Goal –
Return each line containing "that".

(Stored items)
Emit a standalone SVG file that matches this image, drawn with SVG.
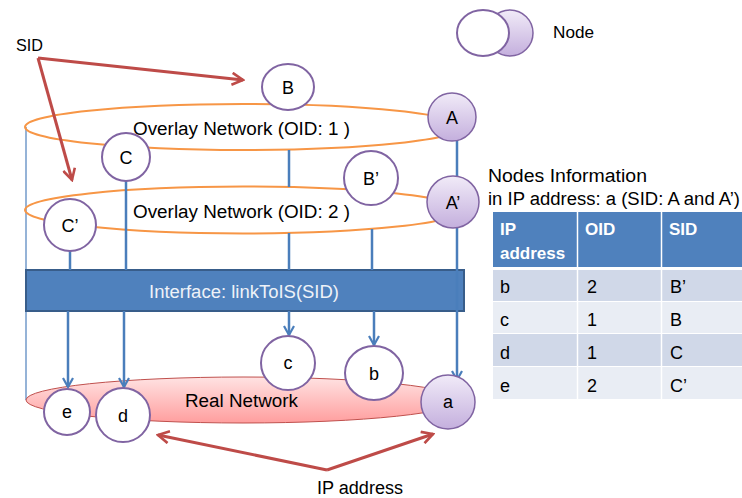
<svg xmlns="http://www.w3.org/2000/svg" width="742" height="498" viewBox="0 0 742 498">
<style>
text{font-family:"Liberation Sans","DejaVu Sans",sans-serif;fill:#000}
.lbl{font-size:18px;text-anchor:middle}
.node{fill:#fff;stroke:#8064a2;stroke-width:2}
.pnode{fill:url(#pg);stroke:#8064a2;stroke-width:1.5}
.ov{fill:none;stroke:#f79646;stroke-width:2}
.bl{stroke:#4a7ebb;stroke-width:2.5;fill:none}
.rd{stroke:#be4b48;stroke-width:3;fill:none}
.th{font-size:17px;font-weight:bold;fill:#fff}
.td{font-size:18px}
</style>
<defs>
<linearGradient id="pg" x1="0" y1="0" x2="0" y2="1"><stop offset="0" stop-color="#f1ebf8"/><stop offset="1" stop-color="#c4afdd"/></linearGradient>
<linearGradient id="rg" x1="0" y1="0" x2="0" y2="1"><stop offset="0" stop-color="#ffe3e3"/><stop offset="1" stop-color="#ff9e9e"/></linearGradient>
<marker id="ab" viewBox="0 0 12 12" refX="10" refY="6" markerWidth="12" markerHeight="12" orient="auto" markerUnits="userSpaceOnUse"><path d="M1,1 L10,6 L1,11" fill="none" stroke="#4a7ebb" stroke-width="2.2"/></marker>
<marker id="ar" viewBox="0 0 14 14" refX="12" refY="7" markerWidth="14" markerHeight="14" orient="auto" markerUnits="userSpaceOnUse"><path d="M1,1 L12,7 L1,13" fill="none" stroke="#be4b48" stroke-width="2.6"/></marker>
</defs>
<rect width="742" height="498" fill="#fff"/>
<!-- legend -->
<g id="legend">
<ellipse cx="510" cy="33" rx="23" ry="23" class="pnode"/>
<ellipse cx="483" cy="33" rx="26" ry="23" class="node"/>
<text x="553" y="38" font-size="17" textLength="41" lengthAdjust="spacingAndGlyphs">Node</text>
</g>
<!-- background layers -->
<g id="layers">
<line x1="26" y1="127" x2="26" y2="400" stroke="#95b3d7" stroke-width="2"/>
<ellipse cx="243" cy="127" rx="218" ry="23" class="ov"/>
<ellipse cx="243" cy="210" rx="218" ry="23.5" class="ov"/>
<text x="133" y="135" font-size="18" textLength="217" lengthAdjust="spacingAndGlyphs">Overlay Network (OID: 1 )</text>
<text x="133" y="218" font-size="18" textLength="217" lengthAdjust="spacingAndGlyphs">Overlay Network (OID: 2 )</text>
<ellipse cx="243" cy="400" rx="217" ry="23" fill="url(#rg)" stroke="#c0504d" stroke-width="1"/>
<text x="185" y="407" font-size="18" textLength="113" lengthAdjust="spacingAndGlyphs">Real Network</text>
</g>
<g id="interface">
<rect x="26" y="270" width="438" height="41" fill="#4f81bd" stroke="#385d8a" stroke-width="2"/>
<text x="149" y="298" font-size="18" textLength="190" lengthAdjust="spacingAndGlyphs" style="fill:#eef2f8">Interface: linkToIS(SID)</text>
</g>
<!-- connectors -->
<g id="connectors">
<line x1="289" y1="150" x2="289" y2="187" class="bl"/>
<line x1="289" y1="233" x2="289" y2="270" class="bl"/>
<line x1="372" y1="229" x2="372" y2="270" class="bl"/>
<line x1="126" y1="181" x2="126" y2="270" class="bl"/>
<line x1="70" y1="251" x2="70" y2="270" class="bl"/>
<line x1="457" y1="140" x2="457" y2="380" class="bl" marker-end="url(#ab)"/>
<line x1="68" y1="311" x2="68" y2="387" class="bl" marker-end="url(#ab)"/>
<line x1="124" y1="311" x2="124" y2="387" class="bl" marker-end="url(#ab)"/>
<line x1="289" y1="311" x2="289" y2="335" class="bl" marker-end="url(#ab)"/>
<line x1="374" y1="311" x2="374" y2="345" class="bl" marker-end="url(#ab)"/>
<polyline points="38,58 243,80" class="rd" marker-end="url(#ar)"/>
<polyline points="38,58 72,180" class="rd" marker-end="url(#ar)"/>
<polyline points="327,470 158,435" class="rd" marker-end="url(#ar)"/>
<polyline points="327,470 433,434" class="rd" marker-end="url(#ar)"/>
</g>
<!-- nodes -->
<g id="node-B"><ellipse cx="288" cy="87" rx="26" ry="23" class="node"/><text x="288" y="94" class="lbl">B</text></g>
<g id="node-A"><circle cx="452" cy="117" r="24" class="pnode"/><text x="452" y="124" class="lbl">A</text></g>
<g id="node-C"><circle cx="126" cy="157" r="24" class="node"/><text x="126" y="164" class="lbl">C</text></g>
<g id="node-Bp"><circle cx="371" cy="178" r="27" class="node"/><text x="371" y="185" class="lbl">B’</text></g>
<g id="node-Ap"><circle cx="453" cy="202" r="26" class="pnode"/><text x="453" y="209" class="lbl">A’</text></g>
<g id="node-Cp"><circle cx="70" cy="225" r="26" class="node"/><text x="70" y="232" class="lbl">C’</text></g>
<g id="node-c"><circle cx="288" cy="363" r="27" class="node"/><text x="288" y="369" class="lbl">c</text></g>
<g id="node-b"><ellipse cx="374" cy="373" rx="29" ry="27" class="node"/><text x="374" y="380" class="lbl">b</text></g>
<g id="node-a"><circle cx="448" cy="402" r="27" class="pnode"/><text x="448" y="408" class="lbl">a</text></g>
<g id="node-e"><circle cx="67" cy="412" r="23" class="node"/><text x="67" y="418" class="lbl">e</text></g>
<g id="node-d"><circle cx="123" cy="415" r="27" class="node"/><text x="123" y="422" class="lbl">d</text></g>
<!-- labels -->
<text x="16" y="51" font-size="17" textLength="27" lengthAdjust="spacingAndGlyphs">SID</text>
<text x="317" y="494" font-size="18" textLength="86" lengthAdjust="spacingAndGlyphs">IP address</text>
<!-- table -->
<g id="table">
<text x="488" y="182" font-size="18" textLength="159" lengthAdjust="spacingAndGlyphs">Nodes Information</text>
<text x="488" y="205" font-size="18" textLength="252" lengthAdjust="spacingAndGlyphs">in IP address: a (SID: A and A’)</text>
<rect x="493" y="212" width="249" height="55" fill="#4f81bd"/>
<rect x="493" y="270" width="249" height="31" fill="#d0d8e8"/>
<rect x="493" y="302" width="249" height="31" fill="#e9edf4"/>
<rect x="493" y="334" width="249" height="32" fill="#d0d8e8"/>
<rect x="493" y="367" width="249" height="32" fill="#e9edf4"/>
<line x1="577.5" y1="212" x2="577.5" y2="399" stroke="#fff" stroke-width="1.5"/>
<line x1="661.5" y1="212" x2="661.5" y2="399" stroke="#fff" stroke-width="1.5"/>
<text x="500" y="235" class="th">IP</text>
<text x="500" y="259" class="th">address</text>
<text x="585" y="235" class="th">OID</text>
<text x="669" y="235" class="th">SID</text>
<text x="500" y="293" class="td">b</text><text x="587" y="293" class="td">2</text><text x="670" y="293" class="td">B’</text>
<text x="500" y="326" class="td">c</text><text x="587" y="326" class="td">1</text><text x="670" y="326" class="td">B</text>
<text x="500" y="359" class="td">d</text><text x="587" y="359" class="td">1</text><text x="670" y="359" class="td">C</text>
<text x="500" y="392" class="td">e</text><text x="587" y="392" class="td">2</text><text x="670" y="392" class="td">C’</text>
</g>
</svg>
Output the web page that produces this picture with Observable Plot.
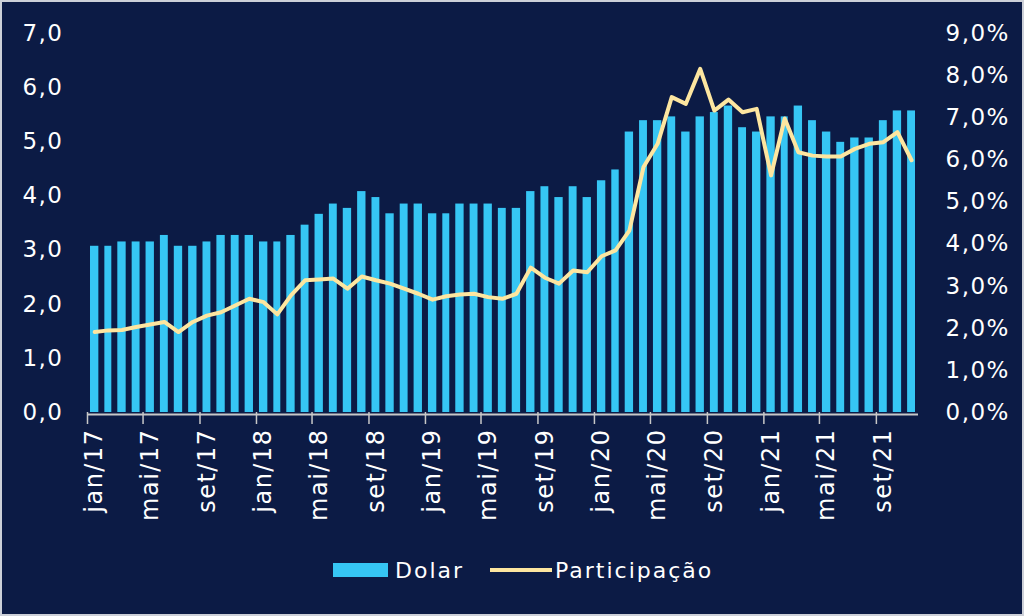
<!DOCTYPE html>
<html>
<head>
<meta charset="utf-8">
<script src="https://cdn.jsdelivr.net/npm/d3@7"></script>
<script src="https://cdn.jsdelivr.net/npm/@observablehq/plot@0.6"></script>
<style>
  html, body { margin: 0; padding: 0; background: #0c1b45; }
  #wrap { position: relative; width: 1024px; height: 616px; background: #0c1b45; overflow: hidden; }
  #frame { position: absolute; left: 0; top: 0; width: 1024px; height: 616px; box-sizing: border-box; border: 2px solid #cdd0d8; pointer-events: none; }
  #chart svg text { letter-spacing: 1.5px; }
  #legend { position: absolute; left: 333px; top: 553px; height: 34px; display: flex; align-items: center;
            font-family: "DejaVu Sans", sans-serif; font-size: 22px; letter-spacing: 2px; color: #ffffff; }
  .sw-bar { width: 55px; height: 14px; background: #36c6f4; margin-right: 7px; }
  .sw-line { width: 62px; height: 4px; background: #fde6a0; margin-left: 26px; margin-right: 3px; }
</style>
</head>
<body>
<div id="wrap">
  <div id="chart"></div>
  <div id="legend">
    <div class="sw-bar"></div><span>Dolar</span>
    <div class="sw-line"></div><span>Participação</span>
  </div>
  <div id="frame"></div>
</div>
<script>
const monthNames = ["jan","fev","mar","abr","mai","jun","jul","ago","set","out","nov","dez"];
const dolar = [
  3.07, 3.07, 3.15, 3.15, 3.15, 3.27, 3.07, 3.07, 3.15, 3.27, 3.27, 3.27,
  3.15, 3.15, 3.27, 3.46, 3.66, 3.85, 3.77, 4.08, 3.97, 3.67, 3.85, 3.85,
  3.67, 3.67, 3.85, 3.85, 3.85, 3.77, 3.77, 4.08, 4.17, 3.97, 4.17, 3.97,
  4.28, 4.48, 5.18, 5.39, 5.39, 5.46, 5.18, 5.46, 5.54, 5.66, 5.26, 5.18,
  5.46, 5.46, 5.66, 5.39, 5.18, 4.99, 5.07, 5.07, 5.39, 5.57, 5.57
];
const participacao = [
  1.91, 1.95, 1.96, 2.03, 2.09, 2.15, 1.91, 2.15, 2.30, 2.38, 2.54, 2.70,
  2.62, 2.33, 2.78, 3.14, 3.16, 3.18, 2.94, 3.23, 3.14, 3.06, 2.94, 2.82,
  2.68, 2.76, 2.80, 2.82, 2.74, 2.70, 2.82, 3.44, 3.20, 3.06, 3.37, 3.33,
  3.71, 3.85, 4.32, 5.83, 6.38, 7.49, 7.33, 8.16, 7.17, 7.43, 7.13, 7.21,
  5.63, 6.98, 6.18, 6.10, 6.08, 6.08, 6.26, 6.38, 6.42, 6.66, 5.99
];
const leftTicks = [0, 1, 2, 3, 4, 5, 6, 7];
const rightTicks = [0, 1, 2, 3, 4, 5, 6, 7, 8, 9];

const start = new Date(Date.UTC(2017, 0, 1));
const end = d3.utcMonth.offset(start, dolar.length);
const dates = d3.utcMonth.range(start, end);
const tickDates = dates.filter((d, i) => i % 4 === 0);
const k = 7 / 9; // right axis (0–9%) mapped onto left axis (0–7)

const rows = dates.map((date, i) => ({
  date,
  next: d3.utcMonth.offset(date, 1),
  mid: new Date((+date + +d3.utcMonth.offset(date, 1)) / 2),
  dolar: dolar[i],
  part: participacao[i]
}));

const fmtMonth = d => monthNames[d.getUTCMonth()] + "/" + String(d.getUTCFullYear()).slice(2);

const chart = Plot.plot({
  width: 1024,
  height: 545,
  marginLeft: 87,
  marginRight: 106,
  marginTop: 33,
  marginBottom: 133,
  x: { type: "utc", domain: [start, end], label: null },
  y: { domain: [0, 7], label: null },
  style: { background: "transparent", color: "#ffffff", fontFamily: "'DejaVu Sans', sans-serif", fontSize: "23px" },
  marks: [
    Plot.rectY(rows, { x1: "date", x2: "next", y: "dolar", fill: "#36c6f4", insetLeft: 3, insetRight: 3 }),
    Plot.ruleY([0], { stroke: "#c8c8c8", strokeWidth: 2, dy: 2 }),
    Plot.axisX(tickDates, { tickSize: 12, tickFormat: () => "", stroke: "#c8c8c8", strokeWidth: 1.5, label: null }),
    Plot.axisX(tickDates, { tickSize: 0, tickRotate: -90, tickPadding: 16, dx: 7, tickFormat: fmtMonth, fontSize: 24, fill: "#ffffff", label: null }),
    Plot.axisY(leftTicks, { anchor: "left", tickSize: 0, tickPadding: 24, tickFormat: d => d.toFixed(1).replace(".", ","), fontSize: 23, fill: "#ffffff", label: null }),
    Plot.axisY(rightTicks.map(v => v * k), { anchor: "right", tickSize: 0, tickPadding: 27, tickFormat: d => (d / k).toFixed(1).replace(".", ",") + "%", fontSize: 23, fill: "#ffffff", label: null }),
    Plot.line(rows, { x: "mid", y: d => d.part * k, stroke: "#fde6a0", strokeWidth: 4, strokeLinejoin: "round", strokeLinecap: "round" })
  ]
});
document.getElementById("chart").appendChild(chart);
</script>
</body>
</html>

Written answer –
Emit a standalone SVG file that matches this image, drawn with SVG.
Output the web page that produces this picture with Observable Plot.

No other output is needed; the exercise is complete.